The glitch in everything we do (and think) is quite invisible to us because it is the one thing that we always take totally for granted – namely ourselves (or our thinking, both of which comes down to the same thing).

 

 

It is this invisible glitch – the invisible glitch behind all logic – that creates the monkey trap. The thing we can’t let go of (the handful of nuts that we can’t eat but which we can’t release either) is the conditioned self; what sucks us in, and keeps us in, is the promise that the false sense of ourselves which the system of logic gives us is going to receive the validation it craves – a validation that is not going to be duly cancelled out at some future date, a validation that is not ‘on loan’ from the system.

 

 

We can’t free ourselves from the interminable pointless sterile vibration that is psychological unconsciousness, we can’t extricate ourselves from it no matter how hard we were to try, and the reason we can’t escape it is because the ‘me’ that wants to escape is a product of that same vibration. The ‘me’ that wants to escape from the vibration is the vibration!

 

 

So no matter how tired out and beaten up we get in the interminable vibration process we can’t escape because we are mortally afraid at the thought of losing this false sense of self – even though being identified with it in the way that we are never gives us anything but grief and frustration.
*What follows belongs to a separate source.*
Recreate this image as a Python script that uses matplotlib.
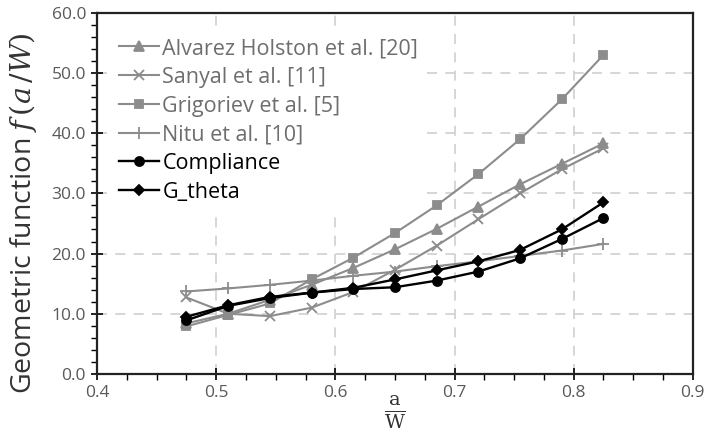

The only answer we can find to our predicament is to plunge ever more deeply into the game, to drink ever more deeply of ‘the Liquor of Forgetfulness’, the Nepenthe which is spoken of in the ancient stories.

 

 

The only answer we can come up with therefore is to keep our awareness tied up as much as we possibly can in the various complicated and convoluted systems of self-distraction that are available to us, to give it away like a present we don’t want. Our answer is to ‘throw our attention away’ as unreflectively and vigorously as we can so that it will be safely soaked up by the super-absorbent blotting paper world.